Aber wie soll ein unbedarfter Anleger verdeckte Provisionen zwischen Bank und zum Beispiel einer Fondsgesellschaft nachweisen?

Das recherchieren wir als Kanzlei. Wir konnten so nachweisen, dass bei den DG- Fonds 8 Prozent an Provisionen gezahlt worden sind, und davon haben die Volks- und Raiffeisenbanken entweder den kompletten Betrag oder einen Teilbetrag bekommen.

Auch Falschberatung muss nachgewiesen werden. Oft sind Jahre vergangen seit dem Kauf eines Anlageprodukts. Lohnt sich dennoch der Versuch?

Die Chancen, gegen eine Bank wegen Falschberatung vorzugehen, sind nicht so schlecht, wie gemeinhin angenommen wird. Fällt das Produkt beispielsweise schon nicht unter die im Beratungsprotokoll angegebene Risikobereitschaft, ist das eine günstige Ausgangssituation. Wenn der Kunde beispielsweise für seine Altersvorsorge eine sichere Anlage wünscht und sich das ihm verkaufte Produkt nicht mit diesem Ziel deckt, dann ist das ein Beratungsfehler. Manchmal kann man vor Gericht auch durch geschicktes Fragen den Berater zu einer wahrheitsgemäßen Aussage bewegen. Zunächst sollte man aber prüfen, ob die Ansprüche nicht bereits verjährt sind. Bei einem Wertpapiergeschäft ist das bislang drei Jahre nach dem Kauf der Fall.

Seit Jahresanfang ist das Beratungsprotokoll bei Wertpapiergeschäften Pflicht. Ist das ein Fortschritt?

Das Beratungsprotokoll ist eine halbherzige Lösung. Ob es dem Anleger etwas bringt, hängt ganz von der Ausgestaltung ab. Wir hätten uns gewünscht, dass der Gesetzgeber statt des Protokolls eine Umkehr der Beweislast vorschreibt. In dem Fall müssten die Bankberater beweisen, dass sie ordnungsgemäß beraten haben. Das wäre die optimale Lösung gewesen.

Verbraucherschützer sagen, das Beratungsprotokoll schützt Banken und nicht Anleger.

Das Risiko besteht absolut. Deshalb ist es auch sehr kritisch zu sehen, ob das Beratungsprotokoll, so wie es jetzt vorgeschrieben ist, als Verbraucherschutzmaßnahme ausreicht.

Wonach suchen Sie die Fälle aus, die Sie vor Gericht bringen?

Es hängt von den Erfolgschancen ab. Wir prozessieren nur dann, wenn wir die Erfolgschance deutlich über 50 Prozent sehen. Bei Nicht-Rechtsschutzversicherten gehen wir nur in Einzelfällen nach vorheriger Aufklärung über das Prozesskostenrisiko vor Gericht.

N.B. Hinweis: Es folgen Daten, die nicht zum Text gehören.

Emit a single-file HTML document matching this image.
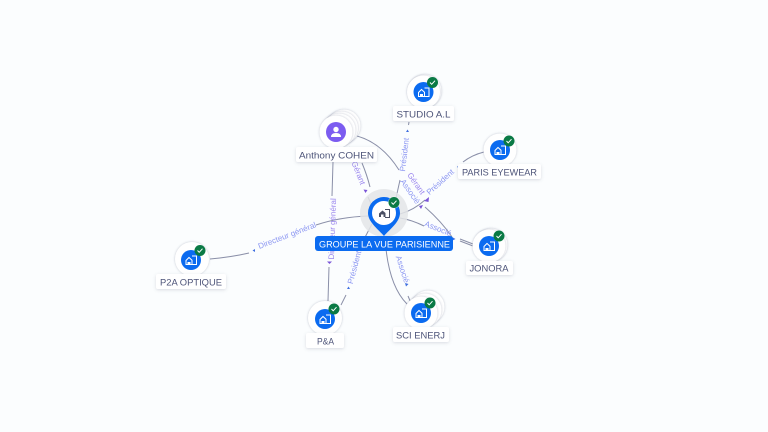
<!DOCTYPE html>
<html><head><meta charset="utf-8">
<style>
html,body{margin:0;padding:0;width:768px;height:432px;overflow:hidden;background:#fbfdfe}
svg{display:block;filter:blur(.3px)}
text{font-family:"Liberation Sans",sans-serif}
.l{font-size:9.6px;fill:#4c5378;text-anchor:middle}
.e{font-size:8px;fill:#8b96f2;text-anchor:middle}
.p{font-size:8px;fill:#9a86ee;text-anchor:middle}
.c{fill:none;stroke:#8a8fa8;stroke-width:1}
.lab{fill:#fff;filter:url(#s)}
.w{fill:#fff;filter:url(#s2)}
</style></head><body>
<svg width="768" height="432" viewBox="0 0 768 432" xmlns="http://www.w3.org/2000/svg">
<defs>
<filter id="s" x="-20%" y="-40%" width="140%" height="190%"><feDropShadow dx="0" dy="1" stdDeviation="1.5" flood-color="#5a6080" flood-opacity=".22"/></filter>
<filter id="s2" x="-30%" y="-30%" width="160%" height="160%"><feDropShadow dx="0" dy="0" stdDeviation="1" flood-color="#5a6080" flood-opacity=".4"/></filter>
<g id="b"><path d="M-5 4.500V.5L-2-2.500 1 .2V4.500Z" fill="none" stroke="#fff" stroke-width="1"/><path d="M1-4H5.500V4.500H1" fill="none" stroke="#fff" stroke-width="1"/><path d="M-3.500 4.500V2H-.5V4.500" fill="#fff"/></g>
<g id="ok"><circle r="5.500" fill="#0a7a45"/><path d="M-2.500 0L-.8 1.800L2.500-1.800" fill="none" stroke="#fff" stroke-width="1"/></g>
</defs>
<rect width="768" height="432" fill="#fbfdfe"/>

<!-- connectors -->
<path class="c" d="M210 259Q232 257 249 253"/>
<path class="c" d="M316 225Q340 217 368 216"/>
<path class="c" d="M333 162L332 196"/>
<path class="c" d="M329 267L328 301"/>
<path class="c" d="M349 147L352 152"/>
<path class="c" d="M362 163Q367 175 370 187"/>
<path class="c" d="M368 197L372 206"/>
<path class="c" d="M341 305L346 295"/>
<path class="c" d="M362 243L372 224"/>
<path class="c" d="M385 238Q388 285 407 304"/>
<path class="c" d="M394 238L397 246"/>
<path class="c" d="M408 296L411 303"/>
<path class="c" d="M400 218Q412 220 424 226"/>
<path class="c" d="M460 239L473 244"/>
<path class="c" d="M460 241L473 246"/>
<path class="c" d="M357 136Q382 143 399 170"/>
<path class="c" d="M425 207Q442 222 452 237"/>
<path class="c" d="M396 198L400 180"/>
<path class="c" d="M409 122L408.500 125"/>
<path class="c" d="M400 214Q414 210 425 200"/>
<path class="c" d="M463 162Q472 155 484 152"/>

<!-- connector labels -->
<text class="e" transform="translate(288,238) rotate(-21)">Directeur général</text>
<text class="p" transform="translate(335,229) rotate(-88)">Directeur général</text>
<text class="p" transform="translate(356,174) rotate(68)">Gérant</text>
<text class="e" transform="translate(357,268) rotate(-75)">Président</text>
<text class="e" transform="translate(400,270) rotate(72)">Associé</text>
<text class="e" transform="translate(437,231) rotate(22)">Associé</text>
<text class="e" transform="translate(407,155) rotate(-83)">Président</text>
<text class="e" transform="translate(442,184) rotate(-42)">Président</text>
<text class="p" transform="translate(414,185) rotate(55)">Gérant</text>
<text class="e" transform="translate(408,193) rotate(55)">Associé</text>

<!-- arrowheads -->
<g fill="#3f6fe0">
<path d="M406 132L409 132L407.500 129.500Z"/>
<path d="M457 167L459 165L459 168Z" />
<path d="M252.500 250.500L255 249L255 252Z"/>
<path d="M347 289L350 289L348.500 286.500Z"/>
<path d="M405 283L408.500 284L406 286.500Z"/>
<path d="M452 237L455.500 239L452.500 240.500Z"/>
</g>
<g fill="#7a55d8">
<path d="M363.500 189.500L367.500 190L365.500 193Z"/>
<path d="M327 261.500L332 261.500L329.500 264Z"/>
<path d="M419 206L423 205L421 209Z"/>
<path d="M424 201L429 197L428.500 202Z"/>
</g>

<!-- STUDIO A.L -->
<circle class="w" cx="425" cy="91" r="16.500"/><circle class="w" cx="423.500" cy="92" r="16.500"/>
<circle cx="423.500" cy="92" r="10" fill="#0b6bf0"/><use href="#b" x="423.500" y="92"/><use href="#ok" x="432.500" y="82.500"/>
<rect class="lab" x="393" y="106" width="61" height="15" rx="2"/><text class="l" x="423.500" y="117.500" textLength="54" lengthAdjust="spacingAndGlyphs">STUDIO A.L</text>

<!-- Anthony COHEN -->
<circle class="w" cx="344" cy="126" r="16.500"/><circle class="w" cx="341.500" cy="128" r="16.500"/><circle class="w" cx="339" cy="130" r="16.500"/><circle class="w" cx="336" cy="132" r="16.500"/>
<circle cx="336" cy="132" r="10" fill="#7c5cf0"/><circle cx="336" cy="129.500" r="2.700" fill="#fff"/><path d="M331 137Q331 133 336 133Q341 133 341 137Z" fill="#fff"/>
<rect class="lab" x="296" y="147" width="81" height="15" rx="2"/><text class="l" x="336.500" y="158.500" textLength="75" lengthAdjust="spacingAndGlyphs">Anthony COHEN</text>

<!-- PARIS EYEWEAR -->
<circle class="w" cx="500" cy="150" r="16.500"/>
<circle cx="500" cy="150" r="10" fill="#0b6bf0"/><use href="#b" x="500" y="150"/><use href="#ok" x="509" y="141"/>
<rect class="lab" x="458" y="164" width="83" height="15" rx="2"/><text class="l" x="499.500" y="175.500" textLength="75" lengthAdjust="spacingAndGlyphs">PARIS EYEWEAR</text>

<!-- JONORA -->
<circle class="w" cx="491" cy="245" r="16.500"/><circle class="w" cx="489" cy="246" r="16.500"/>
<circle cx="489" cy="246" r="10" fill="#0b6bf0"/><use href="#b" x="489" y="246"/><use href="#ok" x="499" y="236"/>
<rect class="lab" x="466" y="261" width="47" height="14" rx="2"/><text class="l" x="489" y="271.500" textLength="39" lengthAdjust="spacingAndGlyphs">JONORA</text>

<!-- SCI ENERJ -->
<circle class="w" cx="428" cy="307" r="16.500"/><circle class="w" cx="425" cy="310" r="16.500"/><circle class="w" cx="421" cy="313" r="16.500"/>
<circle cx="421" cy="313" r="10" fill="#0b6bf0"/><use href="#b" x="421" y="313"/><use href="#ok" x="430" y="303"/>
<rect class="lab" x="393" y="327" width="56" height="15" rx="2"/><text class="l" x="420.500" y="338.500" textLength="49" lengthAdjust="spacingAndGlyphs">SCI ENERJ</text>

<!-- P2A OPTIQUE -->
<circle class="w" cx="192" cy="259" r="17"/>
<circle cx="191" cy="260" r="10" fill="#0b6bf0"/><use href="#b" x="191" y="260"/><use href="#ok" x="200" y="250.500"/>
<rect class="lab" x="156" y="274" width="70" height="15" rx="2"/><text class="l" x="191" y="285.500" textLength="62" lengthAdjust="spacingAndGlyphs">P2A OPTIQUE</text>

<!-- P&A -->
<circle class="w" cx="325" cy="318" r="17"/>
<circle cx="325" cy="319" r="10" fill="#0b6bf0"/><use href="#b" x="325" y="319"/><use href="#ok" x="334" y="309"/>
<rect class="lab" x="306" y="333" width="38" height="15" rx="2"/><text class="l" x="325.500" y="344.500" textLength="17" lengthAdjust="spacingAndGlyphs">P&amp;A</text>

<!-- central node -->
<circle cx="384" cy="213" r="24" fill="#e3e5e7" opacity=".85"/>
<path d="M368 213A16 16 0 1 1 400 213C400 222 390 229 384 236C378 229 368 222 368 213Z" fill="#0b6bf0"/>
<circle cx="384" cy="213" r="12" fill="#fff"/>
<g transform="translate(384,213)"><path d="M-5 4V.5L-1.500-2.500 1.500 0V4Z" fill="#4a4f63"/><path d="M1-3.500H5.500V4.500H1" fill="none" stroke="#4a4f63" stroke-width="1"/><rect x="-3" y="1.500" width="2.500" height="2.500" fill="#fff"/></g>
<circle cx="394" cy="202.500" r="6" fill="#fff" opacity=".6"/>
<use href="#ok" x="394" y="202.500"/>
<rect x="315" y="236" width="138" height="15" rx="3" fill="#0b6bf0"/>
<text x="384.500" y="247.700" text-anchor="middle" font-size="9.600" fill="#fff" textLength="131" lengthAdjust="spacingAndGlyphs">GROUPE LA VUE PARISIENNE</text>
</svg>
</body></html>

So ein Prozess kann richtig teuer werden, und er kann immer anders ausgehen als erwartet.

Was war Ihr schlimmster Fall?

Ein Mandant, der ursprünglich vermögend war und in Altersarmut geendet ist. Er hatte Wertpapiere gekauft und dafür zwei Millionen Euro Kredit aufgenommen. Das Investment geriet in Schieflage. Am Ende stand er vor dem Nichts, und sein Privathaus musste zwangsversteigert werden. Fälle, in denen Mandanten in Altersarmut gehen, lassen einen nicht kalt. Es macht mich auch wütend, wenn ich sehe, wie unverantwortlich Geld vernichtet wird. Den Leuten wird immer gesagt, sie sollen fürs Alter vorsorgen. Manche Produkte am Markt sind dafür aber nicht geeignet. Vor allem bei geschlossenen Fonds ist höchste Vorsicht geboten. Das sind oftmals Bereicherungsmodelle der Initiatoren. In solchen Fällen verdienen alle daran, nur der Anleger nicht. Und wenn's schlecht läuft, bekommt er nichts mehr raus.